Ever since Ryan Murphy's new series The People v. O.J. Simpson: American Crime Story premiered on Feb. 2, it's brought renewed attention to the O.J. Simpson trial and its major players, from family members to detectives to attorneys. Although it was a complicated case, one of the prosecution's biggest hurdles was the fact that a key piece of evidence had been discovered by Mark Fuhrman, an LAPD detective who the defense discredited by playing tapes of him using the n-word and suggesting that he planted the evidence due to alleged racism. Considering the focus on these claims, you have to wonder what Mark Fuhrman thinks of American Crime Story.
According to the Los Angeles Times, Fuhrman invoked the fifth amendment when asked if he framed Simpson during the trial and denied that he is racist. In a 2014 interview with the NY Daily News he said the tapes were "taken out of context" and in his book A Crime in Brentwood, wrote, "I apologize for the pain I caused with my insensitive words. However, one thing I will not apologize for is my policework on the Simpson case. I did a good job; I did nothing wrong."
Fuhrman has not publicly commented on the series, nor has he indicated how he feels about his onscreen depiction. Bustle reached out to HarperCollins, Fuhrman's book publisher, in an attempt to obtain comment regarding the series and has not yet heard back. Ordinarily, it wouldn't be all that surprising that Fuhrman would choose to stay out of the spotlight when it comes to discussing the Simpson trial. However, that didn't stop Fuhrman from being extremely vocal in the past. He published Murder in Brentwood in 1997, which centered on the Simpson case and told his side of the story. Although he apologized for his use of racial slurs in the quote above, he also placed blame on the prosecution for "abandoning" him after the Fuhrman Tapes were made public.
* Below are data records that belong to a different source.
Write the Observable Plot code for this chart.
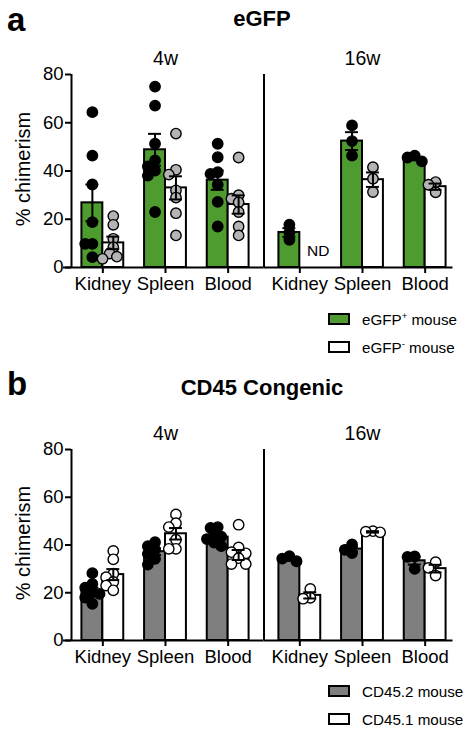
<!DOCTYPE html>
<html><head><meta charset="utf-8">
<script src="https://cdn.jsdelivr.net/npm/d3@7"></script>
<script src="https://cdn.jsdelivr.net/npm/@observablehq/plot@0.6"></script>
<style>
body{margin:0;background:#fff;font-family:"Liberation Sans",Arial,Helvetica,sans-serif;color:#000;}
#root{position:relative;width:474px;height:736px;overflow:hidden;background:#fff;}
.abs{position:absolute;white-space:nowrap;line-height:1;}
.lab{font-weight:bold;font-size:33px;left:7px;}
.title{font-weight:bold;font-size:22px;width:300px;left:112px;text-align:center;}
.panel{position:absolute;left:0;}
.leg{position:absolute;left:328px;display:flex;align-items:center;height:15px;font-size:15.2px;white-space:nowrap;}
.sw{display:inline-block;width:18px;height:8px;border:2px solid #000;margin-right:12px;}
.leg sup{font-size:9.5px;vertical-align:6px;line-height:0;}
</style></head>
<body><div id="root">
<div class="abs lab" style="top:3px">a</div>
<div class="abs title" style="top:8px">eGFP</div>
<div id="pa" class="panel" style="top:40px"></div>
<div class="abs lab" style="top:367px">b</div>
<div class="abs title" style="top:377px">CD45 Congenic</div>
<div id="pb" class="panel" style="top:415px"></div>
</div>
<script>
const tissues = ["Kidney", "Spleen", "Blood"];
const times = ["4w", "16w"];
const yTicks = [0, 20, 40, 60, 80];
const yLabel = "% chimerism";

// Panel a: eGFP (% chimerism), per tissue [Kidney, Spleen, Blood]
const egfpPos4w = [[64.4, 46.4, 34.4, 18.8, 9.8, 9.8, 4.3], [75.0, 67.1, 51.3, 44.4, 41.9, 40.2, 38.1, 23.0], [51.3, 45.7, 39.5, 38.8, 34.3, 27.2, 17.0]];
const egfpPos4wMean = [26.8, 48.8, 36.2];
const egfpPos4wSem = [7.6, 6.6, 4.0];
const egfpNeg4w = [[21.3, 17.7, 11.9, 8.4, 5.8, 4.5, 3.6], [55.5, 40.5, 38.5, 32.0, 29.0, 22.5, 13.3], [45.6, 30.0, 28.5, 27.0, 23.0, 17.0, 13.3]];
const egfpNeg4wMean = [10.2, 33.0, 26.1];
const egfpNeg4wSem = [2.6, 4.8, 3.8];
const egfpPos16w = [[17.8, 14.5, 11.5], [58.9, 52.4, 46.4], [46.4, 45.6, 44.0]];
const egfpPos16wMean = [14.5, 52.4, 45.2];
const egfpPos16wSem = [1.8, 3.7, 0.7];
const egfpNeg16w = [[], [41.6, 36.8, 31.3], [35.4, 34.3, 31.2]];
const egfpNeg16wMean = [null, 36.4, 33.5];
const egfpNeg16wSem = [null, 3.0, 1.3];

// Panel b: CD45 congenic (% chimerism)
const cd452_4w = [[28.2, 23.7, 22.1, 20.2, 19.5, 18.0, 15.4], [41.2, 39.5, 38.0, 36.3, 34.2, 31.8], [47.5, 47.2, 44.5, 43.5, 42.5, 41.0, 39.5]];
const cd452_4wMean = [20.5, 37.2, 43.3];
const cd452_4wSem = [1.6, 1.4, 1.1];
const cd451_4w = [[37.5, 34.0, 28.0, 26.5, 24.5, 23.0, 21.0], [52.8, 49.1, 47.5, 42.2, 38.4, 38.4], [48.5, 39.0, 37.0, 36.5, 34.5, 32.0, 32.0]];
const cd451_4wMean = [27.6, 44.7, 35.8];
const cd451_4wSem = [2.3, 2.4, 2.1];
const cd452_16w = [[35.3, 34.3, 33.2], [40.2, 38.0, 36.6], [35.2, 35.0, 30.0]];
const cd452_16wMean = [34.2, 38.3, 33.4];
const cd452_16wSem = [0.6, 1.0, 1.6];
const cd451_16w = [[21.6, 17.9, 17.5], [45.8, 45.6, 45.3], [32.8, 30.4, 27.2]];
const cd451_16wMean = [18.9, 45.5, 30.1];
const cd451_16wSem = [1.3, 0.3, 1.6];

const egfpLegend = ["eGFP<sup>+</sup> mouse", "eGFP<sup>-</sup> mouse"];
const egfpBarFill = ["#4e9c2f", "#ffffff"];
const egfpDotFill = ["#000000", "#b4b4b4"];
const cd45Legend = ["CD45.2 mouse", "CD45.1 mouse"];
const cd45BarFill = ["#7f7f7f", "#ffffff"];
const cd45DotFill = ["#000000", "#ffffff"];

// layout
const W = 474, ML = 70, MR = 17.5, MT = 34, MB = 35, PIN = 0.0455;
const plotW = W - ML - MR;
const fstep = plotW / (2 - PIN);
const bandW = fstep * (1 - PIN);
const gap = fstep * PIN;
const pxX = bandW / 3;
const barU = 21 / pxX;
const capU = 6.5 / pxX;

function swarm(vals, pxY) {
  const placed = [], out = [];
  const minD = 7.2, stepPx = 3.6;
  for (const v of vals) {
    const y = v * pxY;
    let best = 0;
    for (let k = 0; k < 16; k++) {
      const off = k === 0 ? 0 : (k % 2 ? -1 : 1) * Math.ceil(k / 2) * stepPx;
      if (placed.every(p => Math.hypot(p[0] - off, p[1] - y) >= minD)) { best = off; break; }
    }
    placed.push([best, y]);
    out.push(best);
  }
  return out;
}

function panel(series, barFill, dotFill, height) {
  const pxY = (height - MT - MB) / 80;
  const bars = [], pts = [];
  for (const s of series) {
    tissues.forEach((t, i) => {
      const c = i + 0.5 + (s.g ? 1 : -1) * barU / 2;
      bars.push({time: s.time, g: s.g, i, c, mean: s.mean[i], sem: s.sem[i]});
      const offs = swarm(s.pts[i], pxY);
      s.pts[i].forEach((v, k) => pts.push({time: s.time, g: s.g, v, x: c + offs[k] / pxX}));
    });
  }
  const okBars = bars.filter(d => d.mean != null);
  const ndBars = bars.filter(d => d.mean == null);
  return Plot.plot({
    width: W, height,
    marginLeft: ML, marginRight: MR, marginTop: MT, marginBottom: MB,
    style: {fontFamily: '"Liberation Sans", Arial, Helvetica, sans-serif', fontSize: "18.5px", color: "#000", background: "transparent", overflow: "visible"},
    fx: {domain: times, paddingInner: PIN, paddingOuter: 0, axis: null},
    x: {domain: [0, 3], axis: null},
    y: {domain: [0, 80], axis: null},
    color: {type: "identity"},
    marks: [
      Plot.rect(okBars, {fx: "time", x1: d => d.i + 0.5 - (d.g ? 0 : barU), x2: d => d.i + 0.5 + (d.g ? barU : 0), y1: 0, y2: "mean", fill: d => barFill[d.g], stroke: "#000", strokeWidth: 2}),
      Plot.text(ndBars, {fx: "time", x: "c", y: 0, text: () => "ND", dx: 8, dy: -16, fontSize: 15.5}),
      Plot.dot(pts, {fx: "time", x: "x", y: "v", r: 5.2, fill: d => dotFill[d.g], stroke: "#000", strokeWidth: 1.4}),
      Plot.ruleX(okBars, {fx: "time", x: "c", y1: d => d.mean - d.sem, y2: d => d.mean + d.sem, strokeWidth: 2}),
      Plot.ruleY(okBars, {fx: "time", y: d => d.mean + d.sem, x1: d => d.c - capU, x2: d => d.c + capU, strokeWidth: 2}),
      Plot.ruleY(okBars, {fx: "time", y: d => d.mean - d.sem, x1: d => d.c - capU, x2: d => d.c + capU, strokeWidth: 2}),
      Plot.ruleX(["4w"], {fx: d => d, x: 0, y1: 0, y2: 80, strokeWidth: 2}),
      Plot.ruleX(["16w"], {fx: d => d, x: 0, dx: -gap / 2, y1: 0, y2: 80, strokeWidth: 2}),
      Plot.ruleY(["4w"], {fx: d => d, y: 0, x1: 0, x2: 3, insetLeft: -8, insetRight: -gap / 2, strokeWidth: 2}),
      Plot.ruleY(["16w"], {fx: d => d, y: 0, x1: 0, x2: 3, insetLeft: -gap / 2, insetRight: 3.5, strokeWidth: 2}),
      Plot.axisX([0.5, 1.5, 2.5], {tickFormat: d => tissues[Math.round(d - 0.5)], tickSize: 6, tickPadding: 3, strokeWidth: 2, fontSize: 18.5, label: null}),
      Plot.axisY(yTicks, {tickSize: 6, tickPadding: 2, strokeWidth: 2, fontSize: 18.5, label: null}),
      Plot.text([yLabel], {fx: () => "4w", text: d => d, frameAnchor: "left", rotate: -90, textAnchor: "middle", lineAnchor: "middle", dx: -47.5, dy: -2, fontSize: 20}),
      Plot.text(times, {fx: d => d, text: d => d, frameAnchor: "top", lineAnchor: "bottom", dy: -10, fontSize: 19.5})
    ]
  });
}

function legend(root, top, labels, fills) {
  labels.forEach((lab, k) => {
    const row = document.createElement("div");
    row.className = "leg";
    row.style.top = (top + k * 28) + "px";
    row.innerHTML = `<span class="sw" style="background:${fills[k]}"></span><span>${lab}</span>`;
    root.appendChild(row);
  });
}

const seriesA = [
  {time: "4w", g: 0, pts: egfpPos4w, mean: egfpPos4wMean, sem: egfpPos4wSem},
  {time: "4w", g: 1, pts: egfpNeg4w, mean: egfpNeg4wMean, sem: egfpNeg4wSem},
  {time: "16w", g: 0, pts: egfpPos16w, mean: egfpPos16wMean, sem: egfpPos16wSem},
  {time: "16w", g: 1, pts: egfpNeg16w, mean: egfpNeg16wMean, sem: egfpNeg16wSem}
];
const seriesB = [
  {time: "4w", g: 0, pts: cd452_4w, mean: cd452_4wMean, sem: cd452_4wSem},
  {time: "4w", g: 1, pts: cd451_4w, mean: cd451_4wMean, sem: cd451_4wSem},
  {time: "16w", g: 0, pts: cd452_16w, mean: cd452_16wMean, sem: cd452_16wSem},
  {time: "16w", g: 1, pts: cd451_16w, mean: cd451_16wMean, sem: cd451_16wSem}
];

document.getElementById("pa").appendChild(panel(seriesA, egfpBarFill, egfpDotFill, 262));
document.getElementById("pb").appendChild(panel(seriesB, cd45BarFill, cd45DotFill, 260));
const root = document.getElementById("root");
legend(root, 311.5, egfpLegend, egfpBarFill);
legend(root, 683.5, cd45Legend, cd45BarFill);
</script>
</body></html>
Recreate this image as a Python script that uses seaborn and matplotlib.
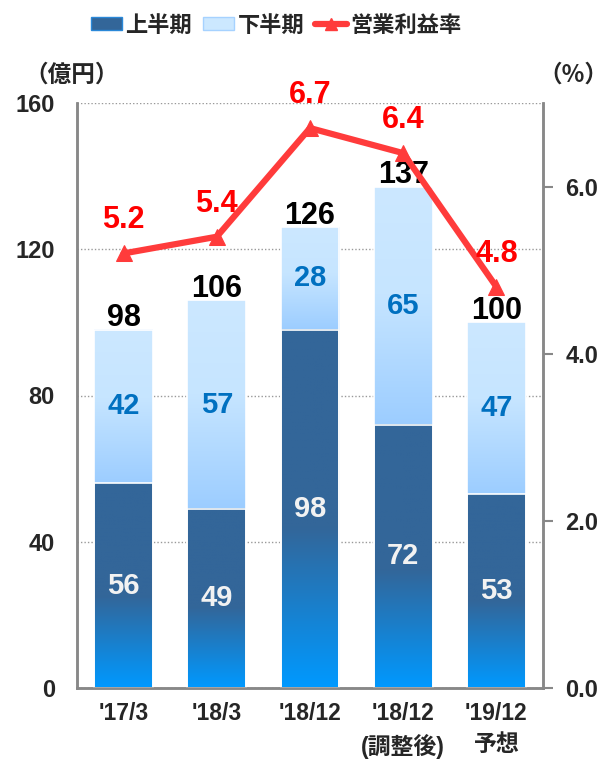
import numpy as np
import pandas as pd
import matplotlib
matplotlib.use("Agg")
import matplotlib.pyplot as plt
import seaborn as sns
from matplotlib.colors import LinearSegmentedColormap
from matplotlib.patches import Patch
from matplotlib.lines import Line2D

categories = ["'17/3", "'18/3", "'18/12", "'18/12\n(調整後)", "'19/12\n予想"]
first_half = [56, 49, 98, 72, 53]
second_half = [42, 57, 28, 65, 47]
totals = [98, 106, 126, 137, 100]
margin = [5.2, 5.4, 6.7, 6.4, 4.8]
left_ticks = [0, 40, 80, 120, 160]
right_ticks = [0.0, 2.0, 4.0, 6.0]

sns.set_theme(style="white")
plt.rcParams['font.family'] = ['Liberation Sans', 'Noto Sans CJK JP']
plt.rcParams['font.weight'] = 'bold'

df = pd.DataFrame({"cat": categories, "first": first_half, "second": second_half,
                   "total": totals, "margin": margin})

fig = plt.figure(figsize=(6.11, 7.6), dpi=100)
ax = fig.add_axes([77/611, 72/760, 466/611, 585/760])

W = 0.63
sns.barplot(data=df, x="cat", y="total", ax=ax, color="#CCE8FF", width=W,
            edgecolor="white", linewidth=1.2, saturation=1)
sns.barplot(data=df, x="cat", y="first", ax=ax, color="#336699", width=W,
            edgecolor="white", linewidth=1.2, saturation=1)

dark_cmap = LinearSegmentedColormap.from_list(
    "dk", [(0.0, "#336699"), (0.55, "#336699"), (1.0, "#0099FF")])
light_cmap = LinearSegmentedColormap.from_list(
    "lt", [(0.0, "#CCE8FF"), (0.45, "#C6E5FF"), (1.0, "#9CCDFF")])
grad = np.linspace(0, 1, 256).reshape(-1, 1)

n = len(categories)
patches = list(ax.patches)
upper_patches = patches[:n]
lower_patches = patches[n:2 * n]

for i, p in enumerate(upper_patches):
    x0 = p.get_x(); w = p.get_width()
    ax.imshow(grad, cmap=light_cmap, aspect="auto",
              extent=[x0, x0 + w, first_half[i], totals[i]], origin="upper", zorder=2)
    p.set_facecolor("none"); p.set_zorder(3)
for i, p in enumerate(lower_patches):
    x0 = p.get_x(); w = p.get_width()
    ax.imshow(grad, cmap=dark_cmap, aspect="auto",
              extent=[x0, x0 + w, 0, first_half[i]], origin="upper", zorder=2)
    p.set_facecolor("none"); p.set_zorder(3)

ax.set_xlim(-0.5, n - 0.5)
ax.set_ylim(0, 160)
ax.set_yticks(left_ticks)
ax.set_yticklabels([str(t) for t in left_ticks])
ax.set_xlabel(""); ax.set_ylabel("")
ax.yaxis.grid(True, linestyle=(0, (1, 1.5)), color="#999999", linewidth=1.0)
ax.set_axisbelow(True)
for s in ["left", "bottom", "right"]:
    ax.spines[s].set_color("#888888")
    ax.spines[s].set_linewidth(1.8)
ax.spines["top"].set_visible(False)
ax.tick_params(axis="y", length=0, pad=16, labelsize=17)
ax.tick_params(axis="x", length=0, pad=10, labelsize=16.5)
for lbl in ax.get_xticklabels():
    lbl.set_linespacing(1.45)
    lbl.set_fontweight("bold")
    lbl.set_verticalalignment("top")
for lbl in ax.get_yticklabels():
    lbl.set_fontweight("bold")

# labels in bars
for i in range(n):
    ax.text(i, first_half[i] / 2, str(first_half[i]), ha="center", va="center",
            color="#F2F2F2", fontsize=21, fontweight="bold", zorder=5)
    ax.text(i, first_half[i] + second_half[i] / 2, str(second_half[i]), ha="center",
            va="center", color="#0070C0", fontsize=21, fontweight="bold", zorder=5)
    ax.text(i, totals[i] + 1.0, str(totals[i]), ha="center", va="baseline",
            color="black", fontsize=22, fontweight="bold", zorder=5)

ax2 = ax.twinx()
sns.lineplot(x=list(range(n)), y=margin, ax=ax2, color="#FF3B3B", linewidth=4.5,
             marker="^", markersize=12, markeredgecolor="#FF3B3B", zorder=6)
ax2.set_ylim(0, 7)
ax2.set_yticks(right_ticks)
ax2.set_yticklabels([f"{t:.1f}" for t in right_ticks])
ax2.tick_params(axis="y", right=True, left=False, length=7, width=1.5, color="#888888",
                pad=9, labelsize=17, direction="out")
for lbl in ax2.get_yticklabels():
    lbl.set_fontweight("bold")
for s in ["left", "bottom", "right"]:
    ax2.spines[s].set_color("#888888")
    ax2.spines[s].set_linewidth(1.8)
ax2.spines["top"].set_visible(False)
ax2.grid(False)
for i in range(n):
    ax2.text(i, margin[i] + 0.3, f"{margin[i]:.1f}", ha="center", va="baseline",
             color="#FF0000", fontsize=22, fontweight="bold", zorder=7)

fig.text(72/611, 1 - 75/760, "（億円）", ha="center", va="center", fontsize=17,
         fontweight="bold", family=['Noto Sans CJK JP'])
fig.text(573/611, 1 - 75/760, "（%）", ha="center", va="center", fontsize=17,
         fontweight="bold", family=['Noto Sans CJK JP', 'Liberation Sans'])

handles = [Patch(facecolor="#336699", edgecolor="#2a88d8"),
           Patch(facecolor="#CCE8FF", edgecolor="#A6D2FF"),
           Line2D([0], [0], color="#FF3B3B", linewidth=4.5, marker="^", markersize=9)]
fig.legend(handles, ["上半期", "下半期", "営業利益率"], loc="center",
           bbox_to_anchor=(276/611, 1 - 25/760), ncol=3, frameon=False,
           prop={"family": ["Noto Sans CJK JP"], "weight": "bold", "size": 16},
           handlelength=1.4, handleheight=0.5, handletextpad=0.15, columnspacing=0.5)

fig.savefig("out.png", dpi=100)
After the publication of Murder in Brentwood, he went on to write a number of additional non-fiction books, including Murder in Greenwich: Who Killed Martha Moxley?, Silent Witness: The Untold Story of Terri Schiavo's Death, and Death and Justice. From 1999 through 2007 he hosted “The Mark Fuhrman Show," a radio talk show based out of Spokane, Washington. Fuhrman is currently employed by Fox News as "a forensic and crime scene expert," but he hasn't made an appearance on the network since American Crime Story debuted.
As reported by the Ventura County Star, lead investigator Tom Lange is watching American Crime Story every week and he objects to the overall depiction of his department. According to the article, he only watches the show in order to defend himself and his co-lead on the case, Phil Vannatter, though the newspaper reported that he did mention Fuhrman's portrayal.
Lange is bothered most by suggestions the investigation was shaded by racism at LAPD. He said Detective Mark Fuhrman, the target of allegations about using the n-word backed up by taped recordings, was a bit player in the investigation.
Since Fuhrman isn't one to shun the spotlight, we can probably expect to hear his thoughts at some point. Although Lange describes Fuhrman as "a bit player" in the case, that's not how the general public sees it — and it's safe to assume that his role on American Crime Story will continue to be an important one.